Written task
Reproduce exactly the lines from the one containing "Write the Plotly code for this chart." through the one containing "import plotly.graph_objects as go", both included, and nothing else.

Material provided
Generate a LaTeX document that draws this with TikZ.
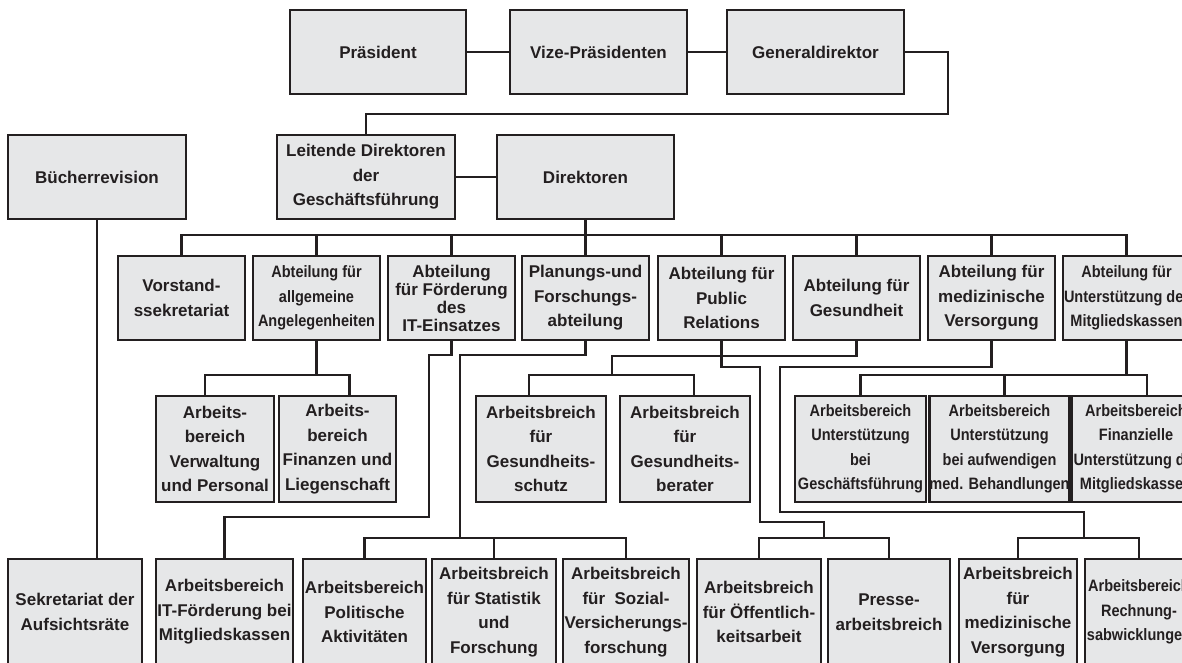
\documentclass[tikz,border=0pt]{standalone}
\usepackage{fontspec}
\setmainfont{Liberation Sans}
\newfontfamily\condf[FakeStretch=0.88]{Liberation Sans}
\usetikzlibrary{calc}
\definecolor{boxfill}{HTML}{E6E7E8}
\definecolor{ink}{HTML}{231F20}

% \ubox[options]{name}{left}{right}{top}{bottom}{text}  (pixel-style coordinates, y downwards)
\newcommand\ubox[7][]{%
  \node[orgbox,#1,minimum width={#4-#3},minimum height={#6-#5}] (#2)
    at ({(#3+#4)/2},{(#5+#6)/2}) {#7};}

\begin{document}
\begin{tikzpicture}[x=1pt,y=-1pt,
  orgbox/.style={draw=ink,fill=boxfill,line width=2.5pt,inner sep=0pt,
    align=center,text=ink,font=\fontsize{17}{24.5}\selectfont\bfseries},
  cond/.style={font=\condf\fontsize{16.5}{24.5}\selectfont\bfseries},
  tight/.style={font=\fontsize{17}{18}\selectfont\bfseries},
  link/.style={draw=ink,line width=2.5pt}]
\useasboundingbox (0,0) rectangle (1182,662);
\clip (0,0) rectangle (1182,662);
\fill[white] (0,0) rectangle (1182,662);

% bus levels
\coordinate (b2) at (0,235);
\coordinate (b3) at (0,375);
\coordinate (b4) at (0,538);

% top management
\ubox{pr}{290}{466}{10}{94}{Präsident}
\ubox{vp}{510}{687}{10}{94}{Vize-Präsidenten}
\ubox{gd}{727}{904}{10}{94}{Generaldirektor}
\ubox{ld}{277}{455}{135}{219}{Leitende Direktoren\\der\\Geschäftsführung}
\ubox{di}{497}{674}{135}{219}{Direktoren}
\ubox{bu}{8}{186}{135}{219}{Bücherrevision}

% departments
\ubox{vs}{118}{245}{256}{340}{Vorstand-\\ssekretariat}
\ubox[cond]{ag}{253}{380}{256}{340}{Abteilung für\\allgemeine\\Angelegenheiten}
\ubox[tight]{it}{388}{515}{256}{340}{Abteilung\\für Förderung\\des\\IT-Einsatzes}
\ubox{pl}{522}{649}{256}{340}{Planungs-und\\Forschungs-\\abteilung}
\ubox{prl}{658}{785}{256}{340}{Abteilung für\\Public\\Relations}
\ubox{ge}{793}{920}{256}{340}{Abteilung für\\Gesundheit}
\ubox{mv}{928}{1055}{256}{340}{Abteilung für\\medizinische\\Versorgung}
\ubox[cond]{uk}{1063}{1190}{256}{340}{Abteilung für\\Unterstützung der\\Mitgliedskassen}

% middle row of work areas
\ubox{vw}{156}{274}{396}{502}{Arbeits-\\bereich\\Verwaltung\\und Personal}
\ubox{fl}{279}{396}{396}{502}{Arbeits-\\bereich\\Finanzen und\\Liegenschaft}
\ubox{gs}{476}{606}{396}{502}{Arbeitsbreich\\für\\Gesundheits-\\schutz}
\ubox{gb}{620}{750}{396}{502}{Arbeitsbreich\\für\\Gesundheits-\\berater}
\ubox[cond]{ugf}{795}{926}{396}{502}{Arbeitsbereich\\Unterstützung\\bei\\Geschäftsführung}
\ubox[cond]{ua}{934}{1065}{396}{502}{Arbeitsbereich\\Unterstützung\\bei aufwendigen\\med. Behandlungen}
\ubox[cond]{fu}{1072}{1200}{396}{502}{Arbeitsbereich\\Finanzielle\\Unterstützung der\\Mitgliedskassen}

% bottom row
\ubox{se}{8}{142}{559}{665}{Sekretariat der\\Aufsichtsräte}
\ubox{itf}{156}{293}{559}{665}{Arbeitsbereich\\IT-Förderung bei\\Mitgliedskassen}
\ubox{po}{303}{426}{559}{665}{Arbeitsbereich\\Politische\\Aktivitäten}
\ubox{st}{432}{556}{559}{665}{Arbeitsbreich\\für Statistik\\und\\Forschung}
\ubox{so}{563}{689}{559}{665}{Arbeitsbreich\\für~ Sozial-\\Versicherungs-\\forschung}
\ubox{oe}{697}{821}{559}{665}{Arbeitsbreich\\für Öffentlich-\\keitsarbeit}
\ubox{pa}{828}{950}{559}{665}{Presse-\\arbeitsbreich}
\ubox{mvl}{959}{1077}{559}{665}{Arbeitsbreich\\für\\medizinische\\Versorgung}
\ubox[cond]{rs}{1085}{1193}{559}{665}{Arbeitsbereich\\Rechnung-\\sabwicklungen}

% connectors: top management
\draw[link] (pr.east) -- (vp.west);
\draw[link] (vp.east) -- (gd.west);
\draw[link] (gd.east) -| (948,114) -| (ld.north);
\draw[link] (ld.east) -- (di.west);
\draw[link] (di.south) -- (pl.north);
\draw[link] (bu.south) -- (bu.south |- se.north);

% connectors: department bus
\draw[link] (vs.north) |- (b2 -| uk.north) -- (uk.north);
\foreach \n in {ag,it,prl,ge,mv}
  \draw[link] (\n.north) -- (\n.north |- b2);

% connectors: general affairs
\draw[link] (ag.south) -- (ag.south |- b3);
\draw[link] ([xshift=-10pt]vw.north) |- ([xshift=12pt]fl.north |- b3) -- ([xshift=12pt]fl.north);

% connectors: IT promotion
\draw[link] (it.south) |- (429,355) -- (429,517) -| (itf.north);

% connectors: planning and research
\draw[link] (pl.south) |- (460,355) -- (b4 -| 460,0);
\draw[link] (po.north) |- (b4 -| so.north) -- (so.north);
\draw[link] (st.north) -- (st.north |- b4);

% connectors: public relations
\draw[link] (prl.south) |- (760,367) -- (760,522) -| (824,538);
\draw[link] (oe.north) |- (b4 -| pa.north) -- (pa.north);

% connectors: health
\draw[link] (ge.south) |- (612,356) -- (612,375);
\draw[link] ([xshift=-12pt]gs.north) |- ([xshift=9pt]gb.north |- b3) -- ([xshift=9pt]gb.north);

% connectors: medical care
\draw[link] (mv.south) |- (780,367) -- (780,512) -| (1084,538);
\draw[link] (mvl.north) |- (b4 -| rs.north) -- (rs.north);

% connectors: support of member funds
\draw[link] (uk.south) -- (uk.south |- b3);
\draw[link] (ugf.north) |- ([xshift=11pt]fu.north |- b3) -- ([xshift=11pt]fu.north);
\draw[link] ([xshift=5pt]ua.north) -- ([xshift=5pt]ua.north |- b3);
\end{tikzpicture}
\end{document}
---
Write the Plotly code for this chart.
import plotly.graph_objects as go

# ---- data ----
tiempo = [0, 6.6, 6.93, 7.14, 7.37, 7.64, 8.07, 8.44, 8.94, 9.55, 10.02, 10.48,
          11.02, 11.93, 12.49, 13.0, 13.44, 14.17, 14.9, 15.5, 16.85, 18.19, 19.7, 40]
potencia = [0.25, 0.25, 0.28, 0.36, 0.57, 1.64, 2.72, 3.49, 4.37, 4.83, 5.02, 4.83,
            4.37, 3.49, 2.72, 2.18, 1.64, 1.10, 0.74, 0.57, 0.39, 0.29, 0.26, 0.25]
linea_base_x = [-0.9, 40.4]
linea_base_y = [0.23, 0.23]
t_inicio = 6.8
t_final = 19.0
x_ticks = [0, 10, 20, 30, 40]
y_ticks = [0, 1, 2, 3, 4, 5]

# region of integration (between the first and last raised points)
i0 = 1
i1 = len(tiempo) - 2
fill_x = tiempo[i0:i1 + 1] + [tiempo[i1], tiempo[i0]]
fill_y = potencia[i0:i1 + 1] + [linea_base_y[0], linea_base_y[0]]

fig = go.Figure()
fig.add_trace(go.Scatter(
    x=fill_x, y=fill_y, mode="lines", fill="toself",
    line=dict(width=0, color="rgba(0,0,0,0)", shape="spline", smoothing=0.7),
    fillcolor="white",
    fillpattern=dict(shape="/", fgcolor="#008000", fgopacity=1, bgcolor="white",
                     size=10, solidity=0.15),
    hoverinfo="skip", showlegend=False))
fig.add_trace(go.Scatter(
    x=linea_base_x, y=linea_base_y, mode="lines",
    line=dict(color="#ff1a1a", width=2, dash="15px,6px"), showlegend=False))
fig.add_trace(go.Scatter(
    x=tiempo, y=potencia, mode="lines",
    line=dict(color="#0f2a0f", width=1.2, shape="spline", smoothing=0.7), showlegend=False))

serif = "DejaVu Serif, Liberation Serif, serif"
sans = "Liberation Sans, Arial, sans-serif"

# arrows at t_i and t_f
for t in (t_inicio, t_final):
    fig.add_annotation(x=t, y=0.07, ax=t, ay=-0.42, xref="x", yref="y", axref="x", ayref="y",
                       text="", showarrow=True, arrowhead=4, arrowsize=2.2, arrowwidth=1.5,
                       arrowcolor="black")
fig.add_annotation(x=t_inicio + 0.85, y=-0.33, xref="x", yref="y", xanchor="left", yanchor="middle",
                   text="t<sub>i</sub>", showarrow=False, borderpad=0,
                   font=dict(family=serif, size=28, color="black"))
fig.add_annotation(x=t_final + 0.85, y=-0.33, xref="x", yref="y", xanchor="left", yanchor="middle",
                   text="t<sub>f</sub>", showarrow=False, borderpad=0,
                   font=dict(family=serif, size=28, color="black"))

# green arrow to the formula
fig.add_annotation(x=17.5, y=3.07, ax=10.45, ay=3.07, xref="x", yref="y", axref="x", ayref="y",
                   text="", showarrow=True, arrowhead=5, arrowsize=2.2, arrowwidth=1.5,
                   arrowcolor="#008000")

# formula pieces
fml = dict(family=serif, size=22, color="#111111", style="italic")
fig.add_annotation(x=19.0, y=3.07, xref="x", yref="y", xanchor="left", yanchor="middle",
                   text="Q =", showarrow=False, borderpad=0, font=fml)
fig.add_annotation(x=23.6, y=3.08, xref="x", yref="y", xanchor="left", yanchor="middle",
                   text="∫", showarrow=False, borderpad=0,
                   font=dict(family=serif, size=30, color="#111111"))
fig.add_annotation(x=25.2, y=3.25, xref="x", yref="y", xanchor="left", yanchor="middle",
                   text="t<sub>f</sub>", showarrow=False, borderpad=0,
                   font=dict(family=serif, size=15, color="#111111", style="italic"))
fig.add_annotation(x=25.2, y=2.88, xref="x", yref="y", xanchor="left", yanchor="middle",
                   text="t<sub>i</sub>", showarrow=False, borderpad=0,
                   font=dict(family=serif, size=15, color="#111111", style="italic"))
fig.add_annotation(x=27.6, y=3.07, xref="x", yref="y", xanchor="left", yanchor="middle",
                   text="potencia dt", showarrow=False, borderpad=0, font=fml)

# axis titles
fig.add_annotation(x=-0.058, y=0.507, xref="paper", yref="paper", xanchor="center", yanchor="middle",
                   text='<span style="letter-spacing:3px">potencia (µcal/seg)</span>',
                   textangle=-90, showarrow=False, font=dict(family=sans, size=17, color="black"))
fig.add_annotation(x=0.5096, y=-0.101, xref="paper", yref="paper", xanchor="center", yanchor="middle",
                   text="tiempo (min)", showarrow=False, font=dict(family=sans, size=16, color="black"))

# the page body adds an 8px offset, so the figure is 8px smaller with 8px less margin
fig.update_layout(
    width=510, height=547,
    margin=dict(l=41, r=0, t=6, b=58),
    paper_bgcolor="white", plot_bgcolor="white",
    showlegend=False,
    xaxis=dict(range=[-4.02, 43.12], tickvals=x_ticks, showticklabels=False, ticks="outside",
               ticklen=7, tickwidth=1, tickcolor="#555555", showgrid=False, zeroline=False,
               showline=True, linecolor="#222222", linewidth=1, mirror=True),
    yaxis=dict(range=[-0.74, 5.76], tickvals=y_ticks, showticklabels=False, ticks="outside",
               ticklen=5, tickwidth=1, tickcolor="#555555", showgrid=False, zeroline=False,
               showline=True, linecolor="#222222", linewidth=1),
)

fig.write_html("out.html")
==
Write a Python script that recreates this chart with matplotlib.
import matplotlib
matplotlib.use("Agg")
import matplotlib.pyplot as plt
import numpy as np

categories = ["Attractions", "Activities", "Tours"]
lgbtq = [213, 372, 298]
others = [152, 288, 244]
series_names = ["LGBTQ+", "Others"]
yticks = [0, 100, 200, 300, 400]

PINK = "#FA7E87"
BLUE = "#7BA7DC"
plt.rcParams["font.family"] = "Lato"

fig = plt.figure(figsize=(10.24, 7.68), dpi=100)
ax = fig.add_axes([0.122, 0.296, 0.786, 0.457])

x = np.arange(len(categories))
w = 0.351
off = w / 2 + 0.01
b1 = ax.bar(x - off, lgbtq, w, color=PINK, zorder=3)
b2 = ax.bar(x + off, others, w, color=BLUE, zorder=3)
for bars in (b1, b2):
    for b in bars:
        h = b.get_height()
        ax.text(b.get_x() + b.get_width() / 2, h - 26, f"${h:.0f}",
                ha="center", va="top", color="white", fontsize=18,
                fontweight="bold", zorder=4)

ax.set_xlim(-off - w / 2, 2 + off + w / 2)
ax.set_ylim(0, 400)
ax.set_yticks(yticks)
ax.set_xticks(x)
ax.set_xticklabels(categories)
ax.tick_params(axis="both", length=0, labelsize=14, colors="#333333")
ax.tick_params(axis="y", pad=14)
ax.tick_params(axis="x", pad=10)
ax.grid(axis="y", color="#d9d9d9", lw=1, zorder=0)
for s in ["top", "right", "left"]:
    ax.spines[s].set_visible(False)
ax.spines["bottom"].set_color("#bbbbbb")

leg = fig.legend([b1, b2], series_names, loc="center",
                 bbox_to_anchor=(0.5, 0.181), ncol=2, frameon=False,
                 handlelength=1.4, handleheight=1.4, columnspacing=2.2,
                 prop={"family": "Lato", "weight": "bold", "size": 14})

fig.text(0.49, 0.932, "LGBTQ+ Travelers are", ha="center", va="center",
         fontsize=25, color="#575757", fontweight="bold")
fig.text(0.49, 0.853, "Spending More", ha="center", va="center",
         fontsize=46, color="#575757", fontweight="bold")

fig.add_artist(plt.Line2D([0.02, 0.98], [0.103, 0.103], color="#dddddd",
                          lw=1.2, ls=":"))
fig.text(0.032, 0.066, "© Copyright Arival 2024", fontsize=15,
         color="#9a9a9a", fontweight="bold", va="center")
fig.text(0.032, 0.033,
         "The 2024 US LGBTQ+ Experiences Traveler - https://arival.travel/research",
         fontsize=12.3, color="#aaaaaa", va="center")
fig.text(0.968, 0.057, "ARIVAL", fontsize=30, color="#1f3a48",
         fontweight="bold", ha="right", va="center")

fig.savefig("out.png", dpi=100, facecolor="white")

Solution below
Write the Plotly code for this chart.
import plotly.graph_objects as go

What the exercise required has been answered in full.